Panokseons had on board several varieties of cannon, such as those named Heaven, Earth, Black and Yellow. Heaven was the largest cannon with the greatest range and the most common cannon on the ships. Earth was a smaller cannon and Black and Yellow were smaller still. The Heaven cannon fired daejŏn (a long, thick arrow in the shape of a rocket) with a range of 500 m (1,650 ft), as well as chŏlhwan (cannon shot) which could travel up to a distance of 1 km (3300 ft). Wangu, a kind of mortar, which fired stones or shells with a radius of 20cm (7.8 in), was also used by the Korean navy. Hwachas were also used on panokseons.
Another noteworthy aspect of Korea’s heavy fire-arms is that they were not all invented to meet the sudden emergency of war. These weapons in fact made their appearance some 200 years prior to Hideyoshi's invasions of Korea. Thanks to the efforts of Choe Mu-seon, a general and a chemist, Korea began manufacturing and developing gunpowder and power-based weapons. Korean cannons first saw action in 1380 against a large fleet of Japanese pirate ships, and were found to be a great success.
In the 15th century, under the lead of King Sejong, who was himself a pioneer of scientific research, the performance of these heavy artillery improved dramatically. Having built a cannon range next to the Royal Court, and after much experimentation and study, King Sejong finally increased the extent of the cannons’ firepower from 300 m (980 ft) to 1000 m (3,100 ft). Naval cannons were also developed at this time and among them, Heaven, Earth, Black and Yellow cannon were later employed by Yi Sun-sin. The development of artillery steadily continued after King Sejong, and saw the invention of the Bigyeokjincholloe, a timed grenade that flung out hundreds of metal shards upon explosion, and the Dapoki, a machine capable of firing many arrows at once. One of the types of cannons were arrows with a pipe filled with gunpowder that went right through as many as 10 ships making devastating holes.
During Hideyoshi's invasions of Korea, Korea lacked advanced muskets, but had several types of powerful cannons.
Comparison to Japanese warships
The differences between the Panokseon and Japanese ships were significant. Japanese equivalents were the large Atakebune class and the medium Sekibune class ships. In contrast to the Panokseon, the hulls of the Japanese vessels had sharp, V-shaped bows. A sharp underside was favorable for swift or long-distance travel in the open seas because of lower water resistance (thus these ships had faster cruising speeds). Since this variety of hull had a deep draft (penetrates deeper into the water), however, the ship’s turning radius was considerably large and changing direction was therefore a lengthy process. In addition, ships with larger drafts have a more difficult time of navigating narrow and shallower waters. Japanese ships were thus vastly less maneuverable than the panokseon in Korea's narrow channel waters.
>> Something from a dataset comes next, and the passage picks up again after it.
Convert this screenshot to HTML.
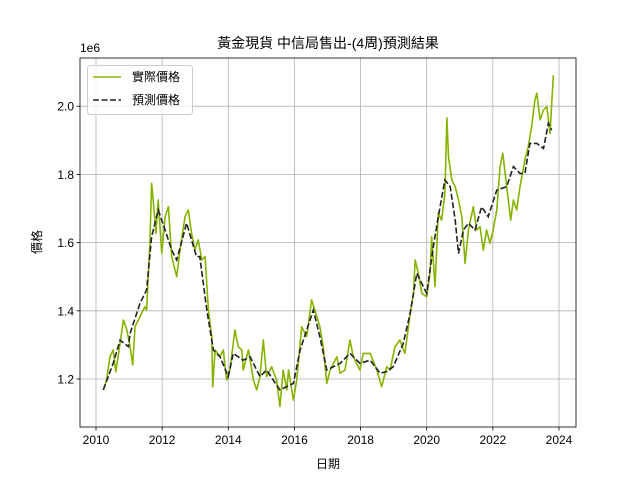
<!DOCTYPE html>
<html><head><meta charset="utf-8"><style>
body{margin:0;background:#fff}
svg{display:block;font-family:"Liberation Sans","Noto Sans CJK TC",sans-serif}
</style></head><body>
<svg id="c" width="640" height="480"></svg>
<script>
const actualYears=[2010.22,2010.32,2010.42,2010.52,2010.60,2010.73,2010.83,2010.93,2011.03,2011.11,2011.18,2011.33,2011.48,2011.53,2011.63,2011.68,2011.73,2011.81,2011.88,2011.99,2012.09,2012.19,2012.29,2012.39,2012.44,2012.54,2012.69,2012.79,2012.89,2012.99,2013.09,2013.20,2013.30,2013.40,2013.50,2013.53,2013.60,2013.75,2013.85,2013.95,2014.05,2014.20,2014.30,2014.41,2014.45,2014.61,2014.76,2014.86,2014.96,2015.06,2015.16,2015.31,2015.46,2015.56,2015.66,2015.77,2015.82,2015.97,2016.07,2016.22,2016.37,2016.52,2016.62,2016.77,2016.87,2016.98,2017.08,2017.18,2017.28,2017.38,2017.53,2017.68,2017.78,2017.98,2018.08,2018.29,2018.49,2018.64,2018.79,2018.89,2019.04,2019.19,2019.34,2019.50,2019.60,2019.65,2019.75,2019.85,2020.00,2020.10,2020.15,2020.25,2020.35,2020.45,2020.55,2020.61,2020.66,2020.76,2020.86,2020.96,2021.06,2021.16,2021.26,2021.41,2021.51,2021.61,2021.71,2021.81,2021.91,2022.01,2022.12,2022.22,2022.30,2022.42,2022.54,2022.62,2022.72,2022.82,2022.97,2023.07,2023.17,2023.27,2023.33,2023.43,2023.53,2023.63,2023.73,2023.78,2023.83];
const actualValues=[1.168,1.197,1.265,1.285,1.221,1.305,1.373,1.344,1.295,1.241,1.353,1.383,1.412,1.402,1.598,1.774,1.725,1.627,1.725,1.569,1.676,1.705,1.559,1.520,1.500,1.578,1.676,1.696,1.627,1.578,1.608,1.549,1.559,1.402,1.324,1.177,1.285,1.265,1.285,1.197,1.226,1.344,1.295,1.285,1.226,1.285,1.197,1.168,1.207,1.314,1.207,1.236,1.197,1.119,1.226,1.168,1.226,1.138,1.197,1.353,1.324,1.432,1.402,1.353,1.295,1.187,1.226,1.246,1.265,1.217,1.226,1.314,1.265,1.226,1.275,1.275,1.226,1.177,1.236,1.226,1.295,1.314,1.275,1.393,1.451,1.549,1.510,1.451,1.441,1.510,1.617,1.471,1.686,1.666,1.745,1.965,1.852,1.784,1.764,1.725,1.676,1.539,1.637,1.705,1.637,1.647,1.578,1.637,1.598,1.637,1.696,1.823,1.862,1.764,1.666,1.725,1.696,1.764,1.842,1.881,1.940,2.018,2.038,1.960,1.989,1.999,1.920,2.008,2.091];
const predYears=[2010.22,2010.52,2010.73,2010.98,2011.03,2011.33,2011.53,2011.68,2011.88,2012.09,2012.29,2012.44,2012.74,2013.04,2013.14,2013.35,2013.55,2013.75,2014.0,2014.15,2014.45,2014.66,2014.96,2015.16,2015.56,2015.97,2016.17,2016.57,2016.77,2016.98,2017.38,2017.68,2017.98,2018.29,2018.59,2018.79,2018.99,2019.29,2019.50,2019.70,2020.0,2020.20,2020.35,2020.55,2020.71,2020.86,2020.96,2021.11,2021.26,2021.46,2021.66,2021.86,2022.12,2022.42,2022.62,2022.82,2022.97,2023.12,2023.33,2023.53,2023.68,2023.78];
const predValues=[1.168,1.246,1.314,1.295,1.334,1.422,1.461,1.617,1.696,1.637,1.578,1.549,1.657,1.559,1.559,1.402,1.285,1.265,1.207,1.275,1.255,1.265,1.207,1.226,1.168,1.187,1.285,1.402,1.324,1.226,1.246,1.275,1.246,1.255,1.217,1.222,1.236,1.304,1.393,1.510,1.451,1.588,1.676,1.784,1.764,1.666,1.568,1.637,1.657,1.637,1.705,1.676,1.754,1.764,1.823,1.803,1.803,1.891,1.891,1.876,1.950,1.930];
const xTicks=[2010,2012,2014,2016,2018,2020,2022,2024];
const yTicks=[1.2,1.4,1.6,1.8,2.0];
const L=80,R=576,T=58,B=427;
const X=v=>96+(v-2010)*(559-96)/14;
const Y=v=>379-(v-1.2)*341;
const NS='http://www.w3.org/2000/svg';
const svg=document.getElementById('c');
function el(t,a,txt){const e=document.createElementNS(NS,t);for(const k in a)e.setAttribute(k,a[k]);if(txt!=null)e.textContent=txt;svg.appendChild(e);return e;}
xTicks.forEach(t=>{
  const g=el('line',{x1:X(t),x2:X(t),y1:T,y2:B,stroke:'#b0b0b0','stroke-width':0.8});
  
  
  el('line',{x1:X(t),x2:X(t),y1:B,y2:B+3.5,stroke:'#000','stroke-width':0.8});
  const tx=el('text',{x:X(t),y:B+17,'text-anchor':'middle','font-size':12,fill:'#000'},t);
  
  
});
yTicks.forEach(t=>{
  const g=el('line',{x1:L,x2:R,y1:Y(t),y2:Y(t),stroke:'#b0b0b0','stroke-width':0.8});
  
  
  el('line',{x1:L-3.5,x2:L,y1:Y(t),y2:Y(t),stroke:'#000','stroke-width':0.8});
  const tx=el('text',{x:L-6,y:Y(t)+4.5,'text-anchor':'end','font-size':12,fill:'#000'},t.toFixed(1));
  
  
});
const pa=actualYears.map((y,i)=>X(y).toFixed(1)+','+Y(actualValues[i]).toFixed(1)).join(' ');
const l1=el('polyline',{points:pa,fill:'none',stroke:'#86b300','stroke-width':1.6,'stroke-linejoin':'round'});


const pp=predYears.map((y,i)=>X(y).toFixed(1)+','+Y(predValues[i]).toFixed(1)).join(' ');
const l2=el('polyline',{points:pp,fill:'none',stroke:'#222','stroke-width':1.6,'stroke-dasharray':'6,2.5'});


const fr=el('rect',{x:L,y:T,width:R-L,height:B-T,fill:'none',stroke:'#000','stroke-width':0.8});


</script>
<svg style="position:absolute;left:0;top:0" width="640" height="480">
<text x="328" y="48" text-anchor="middle" font-size="14" font-family="Liberation Sans,Noto Sans CJK TC,sans-serif">黃金現貨 中信局售出-(4周)預測結果</text>
<text x="80" y="52" font-size="12" font-family="Liberation Sans,sans-serif">1e6</text>
<text x="328" y="468" text-anchor="middle" font-size="12" font-family="Liberation Sans,Noto Sans CJK TC,sans-serif">日期</text>
<text x="41" y="242" text-anchor="middle" font-size="12" transform="rotate(-90 41 242)" font-family="Liberation Sans,Noto Sans CJK TC,sans-serif">價格</text>
<g>
<rect x="87.5" y="65.5" width="105" height="49" rx="3" fill="#fff" fill-opacity="0.8" stroke="#ccc"/>
<line x1="93" x2="121" y1="77" y2="77" stroke="#86b300" stroke-width="1.6"/>
<text x="132" y="81" font-size="12" font-family="Liberation Sans,Noto Sans CJK TC,sans-serif">實際價格</text>
<line x1="93" x2="121" y1="100" y2="100" stroke="#222" stroke-width="1.6" stroke-dasharray="6,2.5"/>
<text x="132" y="104" font-size="12" font-family="Liberation Sans,Noto Sans CJK TC,sans-serif">預測價格</text>
</g>
</svg>
</body></html>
The medium sized Sekibune ships, smaller craft and most Japanese transport ships had a single mast and could only sail in favorable winds. The Atakebune was an exception in that it had two masts, but the main parts of its vessels were square-rigged and their sails were again limited to use in favorable winds.
It is worthwhile also to compare the hulls of the two nations’ respective warships, and their relative strength. The panokseon used thick, high density boards, giving an overall sturdiness to the ship’s structure. Japanese warships were structurally weaker, due to the thin, lower density timber used to build them, particularly cedar and fir. These were light weight woods and because they didn't have as many knots as pine, could be cut thinner. The Sekibune in particular, being the standard warship of the Japanese fleet, was built to be as light as possible, increasing its speed at the expense of structural integrity. This is consistent with traditional Japanese naval tactics of the time, which emphasized boarding enemy ships and engaging their crews in hand to hand combat.
Another major difference was the use of iron nails versus the use of wood pegs to hold the ship together. Korean ships were held together by interlocking teeth in the wood and wood pegs. The Japanese warships, on the other hand, relied on iron nails which, as time passed and corrosion and rust set in, eventually weakened the hull.
This difference in structural integrity also determined the number of cannons that could be carried on board. Because the Japanese ships lacked the strength to withstand the recoil of cannon, even the largest ship class, Atakebune, could carry only three or four at the most. A Sekibune could only carry one. A panokseon could carry at least 26 cannons, but usually carried more (maybe up to 50). Since the hulls of Korean warships were strong enough, moreover, they were able to carry a large number of long-range cannons. These could be installed with ease on the large upper-deck of panokseon ships, and their angle configured at will to increase the range. Since the Japanese warships only allowed for a very limited number of cannons, their sailors mainly used muskets, which had a range of 100–200 m (330–660 ft) and Japanese naval commanders were sure that a volley of musket bullets would clear the enemy ships and allow for the grapple and board method.
The traditional and main naval strategy employed by the Japanese was that of "grapple-and-board", whereby sailors would attempt to board an enemy ship and fall to sword fighting on the decks. This method was mainly used because Japanese soldiers excelled at melee combat and because their ships were very fast. The Japanese Navy's concept of sea battle was therefore one of a fight between crews rather than the vessels themselves. This was the most common naval strategy in the world during this time, and was also used by the Spanish and the home fleets of the Mediterranean and Indian Ocean of the day. The Korean Navy, however, utilizing superior warships and firepower, engaged in a more modern, distanced kind of naval warfare. During Hideyoshi's invasions of Korea, a vast number of Japan's transports and warships were destroyed by Admiral Yi Sun-shin's leadership and strategies, superior firepower, and knowledge of strategic points on what amounts to a home field advantage.